I’m pretty sure that happens to our students, too. While they don’t have many of the extra-curricular commitments I do (I teach mostly traditional-age students in a residential college setting), they do have three or four other classes besides mine, and we all have assignments due at the same time. A big part of managing college is recognizing that basic fact, and managing time accordingly—something it can take most students a while to figure out. But two weeks ago in one of my faculty development groups a colleague said something that really stuck with me — she reminded us that we are asking our students to produce their best work when they have the least flexible time. The end-of-term research paper, big project, or even final exam, while a useful assessment tool from the point of view of the faculty member trying to figure out what a student has learned, cumulatively, over the course of the semester, may not actually be all that representative of a student’s best work. I’m suddenly recalling a conversation I had with my daughter a couple of weeks back, when she noted that she still had two things due for each course—and that seemed like too much. At the time, my students still had two things due as well, and that seemed perfectly normal and even necessary to me. But two things in each class? How good a job could they do on them all?
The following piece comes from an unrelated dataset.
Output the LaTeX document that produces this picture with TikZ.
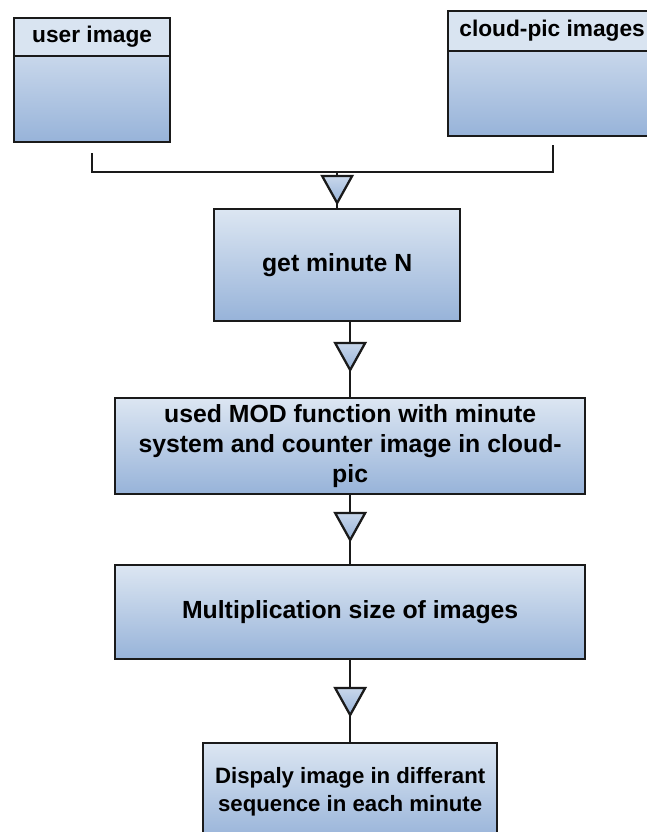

Some schools, of course, evade this problem by having students only take one course at a time. But I imagine the vast majority of us still operate on a “traditional” course schedule of four or five courses per term, each with something major due at the end. My own inability to meet a simple deadline in a busy time, though, suggests that we might want to think about a change. Maybe not: Susan O’Doherty suggested in her last post that procrastination may not be so bad. But is managing to pull it off the best we can hope for? What do you think?